### Problem requirements
Within the entries below, please return exactly the lines from the one with "What Bokeh code" through the one with "from bokeh.resources import INLINE", leaving out any pictures.

### Excerpted records
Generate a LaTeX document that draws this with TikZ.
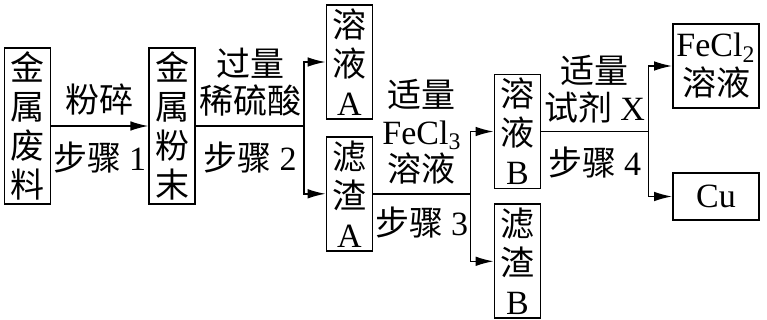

---

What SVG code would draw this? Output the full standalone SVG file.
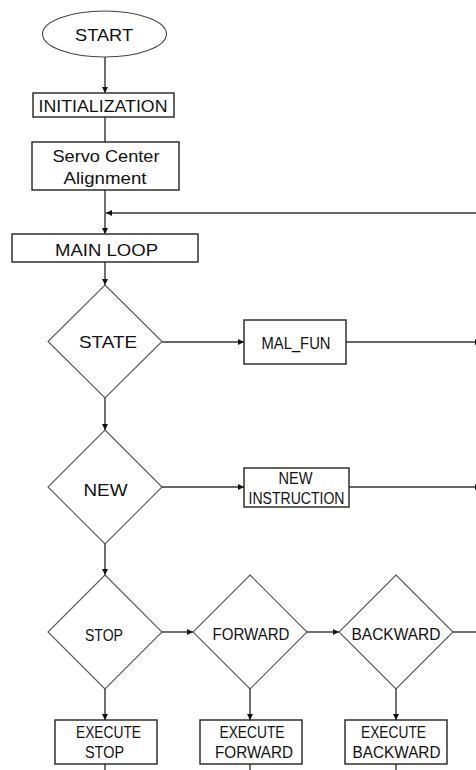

...

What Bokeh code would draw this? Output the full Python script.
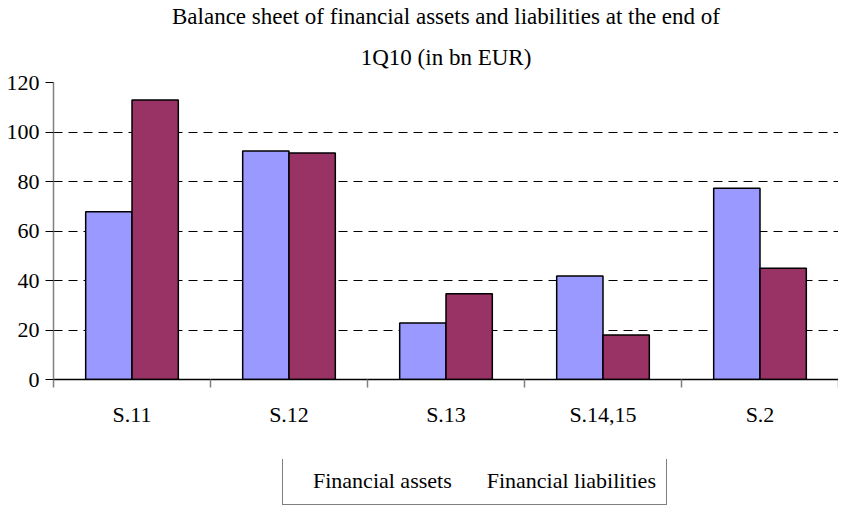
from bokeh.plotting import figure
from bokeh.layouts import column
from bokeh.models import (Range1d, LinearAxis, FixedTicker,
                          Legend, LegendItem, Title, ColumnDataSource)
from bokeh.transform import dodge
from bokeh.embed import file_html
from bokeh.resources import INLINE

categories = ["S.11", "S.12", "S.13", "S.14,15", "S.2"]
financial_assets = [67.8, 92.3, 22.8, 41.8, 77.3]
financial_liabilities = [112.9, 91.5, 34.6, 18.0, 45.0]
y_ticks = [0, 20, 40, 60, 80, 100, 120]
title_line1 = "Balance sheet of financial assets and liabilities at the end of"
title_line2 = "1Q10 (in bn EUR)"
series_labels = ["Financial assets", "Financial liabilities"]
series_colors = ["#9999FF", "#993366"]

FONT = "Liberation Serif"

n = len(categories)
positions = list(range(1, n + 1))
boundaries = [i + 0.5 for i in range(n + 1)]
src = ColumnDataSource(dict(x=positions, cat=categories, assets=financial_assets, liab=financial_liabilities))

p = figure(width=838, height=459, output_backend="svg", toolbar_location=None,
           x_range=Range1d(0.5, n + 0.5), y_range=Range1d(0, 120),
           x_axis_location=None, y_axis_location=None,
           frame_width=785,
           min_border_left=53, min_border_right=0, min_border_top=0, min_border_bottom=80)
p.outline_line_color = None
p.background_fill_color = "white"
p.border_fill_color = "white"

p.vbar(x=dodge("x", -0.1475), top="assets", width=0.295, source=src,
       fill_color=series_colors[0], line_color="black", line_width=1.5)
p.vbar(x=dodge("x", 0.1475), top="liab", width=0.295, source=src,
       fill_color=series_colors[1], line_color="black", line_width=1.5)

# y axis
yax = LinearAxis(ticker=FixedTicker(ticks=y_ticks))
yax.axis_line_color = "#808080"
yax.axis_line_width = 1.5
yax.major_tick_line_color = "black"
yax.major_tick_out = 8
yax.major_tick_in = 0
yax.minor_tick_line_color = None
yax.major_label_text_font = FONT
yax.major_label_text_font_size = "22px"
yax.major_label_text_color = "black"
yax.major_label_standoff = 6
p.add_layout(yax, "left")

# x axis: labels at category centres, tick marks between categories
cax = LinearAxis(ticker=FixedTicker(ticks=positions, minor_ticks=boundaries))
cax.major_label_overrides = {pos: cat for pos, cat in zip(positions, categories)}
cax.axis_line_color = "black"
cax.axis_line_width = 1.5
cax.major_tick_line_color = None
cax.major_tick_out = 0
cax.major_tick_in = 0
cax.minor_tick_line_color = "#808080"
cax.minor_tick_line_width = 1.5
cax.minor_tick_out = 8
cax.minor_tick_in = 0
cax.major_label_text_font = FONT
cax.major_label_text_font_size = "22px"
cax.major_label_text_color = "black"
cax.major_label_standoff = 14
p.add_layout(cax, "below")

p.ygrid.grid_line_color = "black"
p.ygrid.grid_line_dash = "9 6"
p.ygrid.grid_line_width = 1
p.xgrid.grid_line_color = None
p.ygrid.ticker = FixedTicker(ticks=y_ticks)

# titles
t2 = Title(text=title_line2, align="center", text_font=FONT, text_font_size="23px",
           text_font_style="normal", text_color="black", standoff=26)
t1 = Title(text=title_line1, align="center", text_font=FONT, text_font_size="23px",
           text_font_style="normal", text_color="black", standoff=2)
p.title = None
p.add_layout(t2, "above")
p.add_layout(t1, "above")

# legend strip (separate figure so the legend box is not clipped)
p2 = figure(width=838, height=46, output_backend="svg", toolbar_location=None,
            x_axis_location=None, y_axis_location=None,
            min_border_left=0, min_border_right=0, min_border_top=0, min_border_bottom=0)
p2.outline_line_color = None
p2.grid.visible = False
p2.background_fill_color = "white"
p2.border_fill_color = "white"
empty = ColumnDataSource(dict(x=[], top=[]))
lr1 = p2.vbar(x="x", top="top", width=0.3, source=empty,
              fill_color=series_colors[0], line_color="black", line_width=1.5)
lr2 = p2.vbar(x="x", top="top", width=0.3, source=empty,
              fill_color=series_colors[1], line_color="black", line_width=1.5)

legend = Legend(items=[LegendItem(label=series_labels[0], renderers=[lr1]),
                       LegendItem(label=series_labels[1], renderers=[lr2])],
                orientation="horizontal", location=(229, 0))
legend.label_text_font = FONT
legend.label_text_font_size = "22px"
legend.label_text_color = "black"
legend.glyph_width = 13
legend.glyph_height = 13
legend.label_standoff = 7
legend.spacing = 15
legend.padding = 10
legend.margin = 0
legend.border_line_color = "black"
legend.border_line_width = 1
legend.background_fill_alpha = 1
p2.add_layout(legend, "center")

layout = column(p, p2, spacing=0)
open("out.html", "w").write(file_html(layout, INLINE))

### Correct output
What Bokeh code would draw this? Output the full Python script.
from bokeh.plotting import figure
from bokeh.layouts import column
from bokeh.models import (Range1d, LinearAxis, FixedTicker,
                          Legend, LegendItem, Title, ColumnDataSource)
from bokeh.transform import dodge
from bokeh.embed import file_html
from bokeh.resources import INLINE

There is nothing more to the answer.